Part of the FFIEC’s justification for revising the guidelines stems from their recognition that a significant portion of institutions have grossly inadequate risk assessments and insufficient controls in place to protect online transactions.  The governing agencies acknowledge that, despite the 2005 version of the FFIEC’s guidance which called for periodic updates of risk assessments that encompass emerging threats, there are still an alarming number of institutions that still have neither updated their risk assessments to account for threats to online banking systems, nor used the risk assessment’s results to determine the appropriate levels of controls necessary to mitigate threats to online transactions for both consumer and commercial members.

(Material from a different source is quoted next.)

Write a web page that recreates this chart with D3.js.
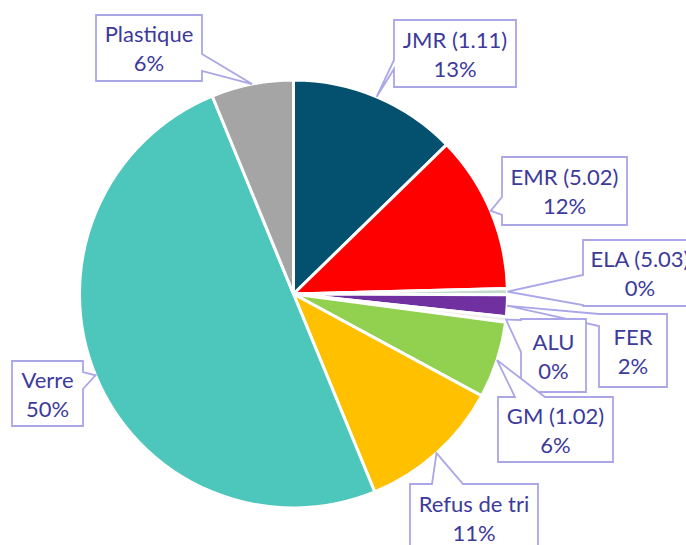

Therefore, the 2011 supplement reemphasizes the importance of risk assessments as the “cornerstone” of a successful risk management program by mandating that the assessment be the primary tool used for determining how authentication controls are adjusted within the “layered security” in response to new threats.  At the heart of the new guidance is a requirement that institutions must either perform or review their risk assessment every year to account for the constantly evolving threats to both its internal and external environment, plus update the risk assessment as the threat landscape changes.  In addition, institutions must use the results of their risk assessments to determine the appropriate levels of controls used to protect online transactions.

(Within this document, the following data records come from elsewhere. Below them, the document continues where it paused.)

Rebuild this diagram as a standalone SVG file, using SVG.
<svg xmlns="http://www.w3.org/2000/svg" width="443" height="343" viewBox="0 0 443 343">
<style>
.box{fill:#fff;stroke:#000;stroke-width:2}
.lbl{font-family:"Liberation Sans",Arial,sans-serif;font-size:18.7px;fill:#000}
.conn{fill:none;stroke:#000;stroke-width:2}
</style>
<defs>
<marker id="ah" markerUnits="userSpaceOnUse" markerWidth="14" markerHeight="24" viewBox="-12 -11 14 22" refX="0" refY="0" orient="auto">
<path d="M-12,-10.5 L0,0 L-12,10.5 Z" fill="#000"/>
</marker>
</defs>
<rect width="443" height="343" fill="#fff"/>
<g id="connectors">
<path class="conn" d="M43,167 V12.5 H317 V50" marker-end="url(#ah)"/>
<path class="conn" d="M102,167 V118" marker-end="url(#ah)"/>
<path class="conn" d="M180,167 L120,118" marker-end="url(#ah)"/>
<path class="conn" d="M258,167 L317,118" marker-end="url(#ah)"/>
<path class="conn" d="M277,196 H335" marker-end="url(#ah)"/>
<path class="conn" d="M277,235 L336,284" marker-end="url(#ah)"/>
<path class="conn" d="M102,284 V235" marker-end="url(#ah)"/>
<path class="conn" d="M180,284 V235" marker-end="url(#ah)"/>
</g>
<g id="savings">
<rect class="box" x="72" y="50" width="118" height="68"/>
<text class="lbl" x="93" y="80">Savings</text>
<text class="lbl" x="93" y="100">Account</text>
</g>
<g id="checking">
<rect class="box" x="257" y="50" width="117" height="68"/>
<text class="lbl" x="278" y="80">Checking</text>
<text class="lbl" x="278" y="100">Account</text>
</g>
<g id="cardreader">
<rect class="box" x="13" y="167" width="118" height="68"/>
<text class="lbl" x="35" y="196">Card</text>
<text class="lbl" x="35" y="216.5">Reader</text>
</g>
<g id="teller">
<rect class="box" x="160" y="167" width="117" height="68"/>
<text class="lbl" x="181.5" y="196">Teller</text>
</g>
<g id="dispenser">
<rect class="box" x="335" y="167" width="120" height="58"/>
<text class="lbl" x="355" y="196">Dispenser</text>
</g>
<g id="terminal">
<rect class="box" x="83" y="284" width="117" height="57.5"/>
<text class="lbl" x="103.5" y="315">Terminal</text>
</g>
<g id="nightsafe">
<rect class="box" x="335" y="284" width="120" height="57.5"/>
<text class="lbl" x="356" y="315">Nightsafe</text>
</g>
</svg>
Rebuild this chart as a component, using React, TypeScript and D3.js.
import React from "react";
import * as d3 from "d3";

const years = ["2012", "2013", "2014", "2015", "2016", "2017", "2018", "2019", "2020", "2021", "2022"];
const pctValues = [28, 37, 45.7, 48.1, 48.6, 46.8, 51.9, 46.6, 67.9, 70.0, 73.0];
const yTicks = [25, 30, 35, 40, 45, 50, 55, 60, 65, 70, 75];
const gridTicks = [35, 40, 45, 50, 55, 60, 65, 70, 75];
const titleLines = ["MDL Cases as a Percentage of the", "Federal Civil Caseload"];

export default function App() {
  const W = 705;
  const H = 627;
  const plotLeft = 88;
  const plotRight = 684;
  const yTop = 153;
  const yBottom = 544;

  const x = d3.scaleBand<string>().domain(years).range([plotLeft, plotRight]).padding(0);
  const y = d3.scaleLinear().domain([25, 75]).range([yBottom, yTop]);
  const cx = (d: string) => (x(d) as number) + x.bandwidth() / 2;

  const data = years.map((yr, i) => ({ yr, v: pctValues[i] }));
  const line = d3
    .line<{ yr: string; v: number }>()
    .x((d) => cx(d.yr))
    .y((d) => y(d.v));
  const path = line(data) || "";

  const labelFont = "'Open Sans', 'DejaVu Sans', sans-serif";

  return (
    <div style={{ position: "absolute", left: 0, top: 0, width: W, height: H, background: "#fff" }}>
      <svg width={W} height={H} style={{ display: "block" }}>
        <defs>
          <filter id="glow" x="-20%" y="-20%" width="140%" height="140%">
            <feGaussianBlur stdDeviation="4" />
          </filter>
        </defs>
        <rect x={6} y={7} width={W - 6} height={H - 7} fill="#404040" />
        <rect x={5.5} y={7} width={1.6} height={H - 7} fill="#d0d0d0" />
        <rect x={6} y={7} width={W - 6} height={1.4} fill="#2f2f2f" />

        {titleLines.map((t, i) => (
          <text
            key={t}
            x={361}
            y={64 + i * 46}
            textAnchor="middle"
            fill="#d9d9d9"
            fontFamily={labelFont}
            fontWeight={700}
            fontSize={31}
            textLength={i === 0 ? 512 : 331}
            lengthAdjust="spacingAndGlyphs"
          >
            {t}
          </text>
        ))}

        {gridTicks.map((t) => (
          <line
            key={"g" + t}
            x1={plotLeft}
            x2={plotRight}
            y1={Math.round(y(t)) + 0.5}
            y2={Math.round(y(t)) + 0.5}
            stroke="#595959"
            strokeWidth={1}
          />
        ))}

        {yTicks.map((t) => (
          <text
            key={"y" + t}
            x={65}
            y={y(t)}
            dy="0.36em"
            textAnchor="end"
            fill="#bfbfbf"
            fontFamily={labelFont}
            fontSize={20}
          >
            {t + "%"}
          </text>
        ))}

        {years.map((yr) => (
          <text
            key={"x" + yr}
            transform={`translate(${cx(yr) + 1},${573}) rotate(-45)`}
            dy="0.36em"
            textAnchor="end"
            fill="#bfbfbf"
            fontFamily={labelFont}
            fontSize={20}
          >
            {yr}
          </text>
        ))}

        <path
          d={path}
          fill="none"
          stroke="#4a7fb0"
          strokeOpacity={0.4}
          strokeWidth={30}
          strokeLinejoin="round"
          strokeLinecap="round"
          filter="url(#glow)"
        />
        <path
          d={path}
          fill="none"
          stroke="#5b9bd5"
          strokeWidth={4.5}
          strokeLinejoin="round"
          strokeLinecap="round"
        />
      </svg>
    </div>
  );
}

While these new requirements are causing many credit unions to scramble for a solution that can be developed and deployed prior to the deadline, the most significant impact may be felt at institutions that currently perform risk assessments manually using spreadsheets or ad hoc software methods.  The new compliance guidelines will make it exceedingly difficult and time-consuming to maintain a database of threats, evaluate the effectiveness of existing security controls and update the risk assessment accurately using only a manual process.  If your credit union has a home-grown risk assessment process, you may want to start investigating more efficient automated methods right now.

Of course, no one is suggesting that procrastination is the root cause of these new compliance standards.  But after listening to countless podcasts, reading scores of articles, and hearing several regulatory officials speak about the importance of complying with the new “best practices”, I have detected a consistent underlying message that seems to say, ‘do not postpone dealing with this compliance issue’!

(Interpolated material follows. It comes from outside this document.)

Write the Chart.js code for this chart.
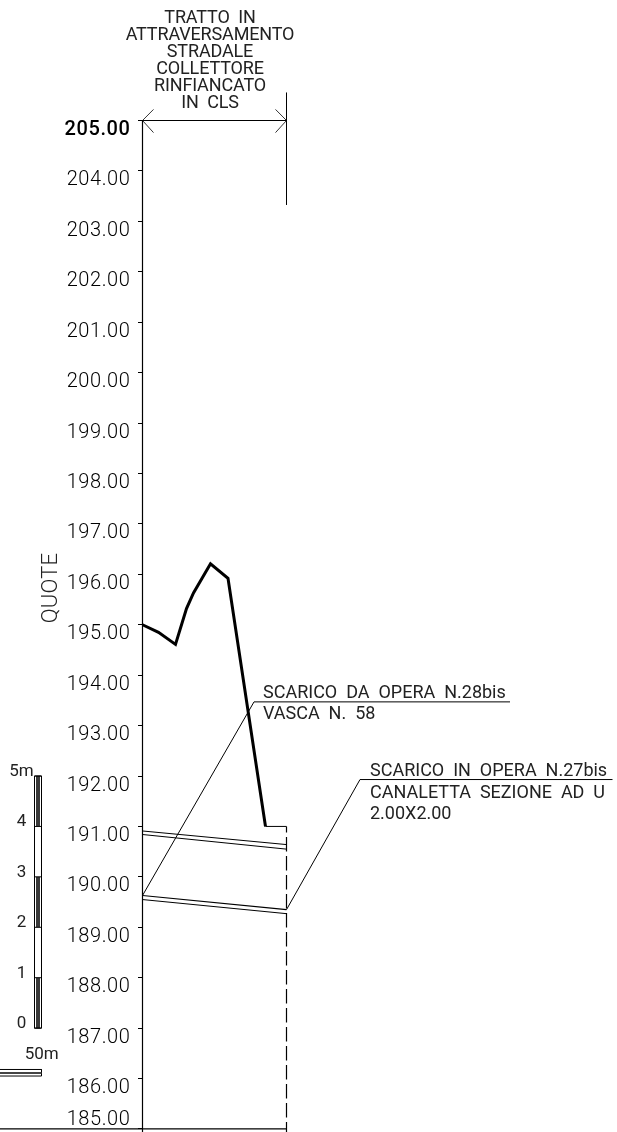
<!DOCTYPE html>
<html lang="it">
<head>
<meta charset="UTF-8">
<title>Profilo longitudinale</title>
<script src="https://cdn.jsdelivr.net/npm/chart.js"></script>
<style>
  html, body { margin: 0; padding: 0; background: #fff; }
  canvas { display: block; }
</style>
</head>
<body>
<canvas id="chart" width="617" height="1132"></canvas>
<script>
// Quote axis
const quoteTicks = [205, 204, 203, 202, 201, 200, 199, 198, 197, 196, 195, 194, 193, 192, 191, 190, 189, 188, 187, 186, 185];

// Ground profile
const profileX = [0, 16, 33, 44, 51, 68, 85.5, 123];
const profileY = [195.0, 194.85, 194.61, 195.32, 195.63, 196.21, 195.92, 191.0];

// Pipe section, two double lines
const pipeX = [0, 144];
const pipeTopA = [190.91, 190.64];
const pipeTopB = [190.84, 190.55];
const pipeBottomA = [189.63, 189.35];
const pipeBottomB = [189.55, 189.27];

// Leaders to the notes
const leader28X = [0, 111.5, 367.5];
const leader28Y = [189.63, 193.47, 193.47];
const leader27X = [144, 217.5, 470];
const leader27Y = [189.35, 191.93, 191.93];

// Text
const titleLines = ['TRATTO  IN', 'ATTRAVERSAMENTO', 'STRADALE', 'COLLETTORE', 'RINFIANCATO', 'IN  CLS'];
const note28 = ['SCARICO  DA  OPERA  N.28bis', 'VASCA  N.  58'];
const note27 = ['SCARICO  IN  OPERA  N.27bis', 'CANALETTA  SEZIONE  AD  U', '2.00X2.00'];
const axisTitle = 'QUOTE';

// Scale bars
const barLabels = ['0', '1', '2', '3', '4', '5m'];
const barValues = [187, 188, 189, 190, 191, 192];
const hBarLabel = '50m';

const FONT = 'Roboto';

function toPoints(xs, ys) {
    return xs.map((x, i) => ({ x: x, y: ys[i] }));
}

function line(points, width, extra) {
    return Object.assign({
        data: points,
        showLine: true,
        pointRadius: 0,
        borderColor: '#000',
        borderWidth: width,
        fill: false,
        tension: 0
    }, extra || {});
}

const datasets = [
    // Axis line and section limits
    line(toPoints([0, 0], [205, 184.94]), 1.2),
    line(toPoints([144, 144], [205.55, 203.33]), 1),
    line(toPoints([144, 144], [191, 184.94]), 1.2, { borderDash: [14.5, 4.5], borderDashOffset: 8.5 }),
    line(toPoints([-142.5, 144], [185, 185]), 1.2),
    // Dimension line with open arrows
    line(toPoints([0, 144], [205, 205]), 1),
    line(toPoints([11, 0, 11], [205.22, 205, 204.76]), 0.8),
    line(toPoints([133, 144, 133], [205.22, 205, 204.76]), 0.8),
    // Profile
    line(toPoints(profileX, profileY), 3, { borderJoinStyle: 'miter' }),
    line(toPoints([123, 144], [191, 191]), 1),
    // Pipe
    line(toPoints(pipeX, pipeTopA), 1),
    line(toPoints(pipeX, pipeTopB), 1),
    line(toPoints(pipeX, pipeBottomA), 1.2),
    line(toPoints(pipeX, pipeBottomB), 1),
    // Leaders
    line(toPoints(leader28X, leader28Y), 1),
    line(toPoints(leader27X, leader27Y), 1)
];

// Vertical 5m bar, outline plus a dark band on the odd metres
const vBarLeft = -108, vBarRight = -101;
datasets.push(line(toPoints([vBarLeft, vBarRight, vBarRight, vBarLeft, vBarLeft], [187, 187, 192, 192, 187]), 1));
barValues.forEach(v => {
    datasets.push(line(toPoints([vBarLeft, vBarRight], [v, v]), 1));
});
[[187, 188], [189, 190], [191, 192]].forEach(seg => {
    datasets.push(line(toPoints([-104.5, -104.5], seg), 4, { borderColor: '#3a3a3a' }));
});

// Horizontal 50m bar, runs off the left edge
const hBarX = [-142.5, -101];
datasets.push(line(toPoints(hBarX, [186.18, 186.18]), 1));
datasets.push(line(toPoints(hBarX, [186.11, 186.11]), 2, { borderColor: '#444' }));
datasets.push(line(toPoints(hBarX, [186.05, 186.05]), 1));
datasets.push(line(toPoints([-101, -101], [186.18, 186.05]), 1));

function text(ctx, str, x, y, font, align, spacing) {
    ctx.font = font;
    ctx.textAlign = align || 'left';
    ctx.textBaseline = 'alphabetic';
    ctx.letterSpacing = (spacing || 0) + 'px';
    ctx.fillText(str, x, y);
}

const drawingText = {
    id: 'drawingText',
    afterDraw(chart) {
        const ctx = chart.ctx;
        const sx = chart.scales.x, sy = chart.scales.y;
        const axisX = sx.getPixelForValue(0);
        ctx.save();
        ctx.fillStyle = '#000';

        // Quote labels sit under their tick, the last one sits above the baseline
        sy.ticks.forEach(t => {
            const py = sy.getPixelForValue(t.value);
            const dy = t.value === 185 ? -4 : 14.5;
            const weight = t.value === 205 ? 500 : 300;
            text(ctx, t.label, axisX - 12, py + dy, weight + ' 20px ' + FONT, 'right', 0.6);
        });

        // Section title
        ctx.fillStyle = '#222';
        const midX = sx.getPixelForValue(67.5);
        titleLines.forEach((s, i) => {
            text(ctx, s, midX, 23 + i * 16.9, '400 18px ' + FONT, 'center', -0.15);
        });

        // Axis title
        ctx.save();
        ctx.translate(57, 588);
        ctx.rotate(-Math.PI / 2);
        text(ctx, axisTitle, 0, 0, '300 22px ' + FONT, 'center', 0.2);
        ctx.restore();

        // Notes, anchored on their leader
        const noteFont = '400 18px ' + FONT;
        const x28 = sx.getPixelForValue(120.5), y28 = sy.getPixelForValue(193.47);
        text(ctx, note28[0], x28, y28 - 4, noteFont, 'left', 0);
        text(ctx, note28[1], x28, y28 + 17, noteFont, 'left', 0);
        const x27 = sx.getPixelForValue(227.5), y27 = sy.getPixelForValue(191.93);
        text(ctx, note27[0], x27, y27 - 4, noteFont, 'left', 0);
        text(ctx, note27[1], x27, y27 + 18, noteFont, 'left', 0);
        text(ctx, note27[2], x27, y27 + 39, noteFont, 'left', 0);

        // Scale bar labels
        const barFont = '400 17px ' + FONT;
        barLabels.forEach((s, i) => {
            text(ctx, s, sx.getPixelForValue(-121), sy.getPixelForValue(barValues[i]), barFont, 'center', 0);
        });
        text(ctx, hBarLabel, sx.getPixelForValue(-100.8), sy.getPixelForValue(186.39), barFont, 'center', 0);
        ctx.restore();
    }
};

new Chart(document.getElementById('chart'), {
    type: 'scatter',
    data: { datasets: datasets },
    plugins: [drawingText],
    options: {
        responsive: false,
        animation: false,
        devicePixelRatio: 1,
        layout: { padding: 0 },
        plugins: { legend: { display: false }, tooltip: { enabled: false } },
        scales: {
            x: {
                type: 'linear',
                display: false,
                min: -142.5,
                max: 474.5
            },
            y: {
                type: 'linear',
                position: { x: 0 },
                min: 184.94,
                max: 207.39,
                afterBuildTicks: scale => {
                    scale.ticks = quoteTicks.map(v => ({ value: v }));
                },
                afterFit: scale => { scale.width = 0; },
                border: { display: false },
                grid: {
                    drawOnChartArea: false,
                    drawTicks: true,
                    tickLength: 5,
                    color: '#000',
                    lineWidth: 1
                },
                ticks: {
                    display: false,
                    callback: v => v.toFixed(2)
                }
            }
        }
    }
});
</script>
</body>
</html>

So if your credit union’s risk assessment is like my former inspection sticker – barely recognizable and ridiculously out of date – it is time to take corrective action.  At a minimum, update your current risk assessment to incorporate online transactions, contact your third-party vendors to determine their level of support for any new controls you are considering for deployment, and establish a roadmap with a timeline for achieving compliance.  Taking these fundamental steps will demonstrate to examiners you chose to be proactive in your compliance efforts rather than simply postponing the inevitable.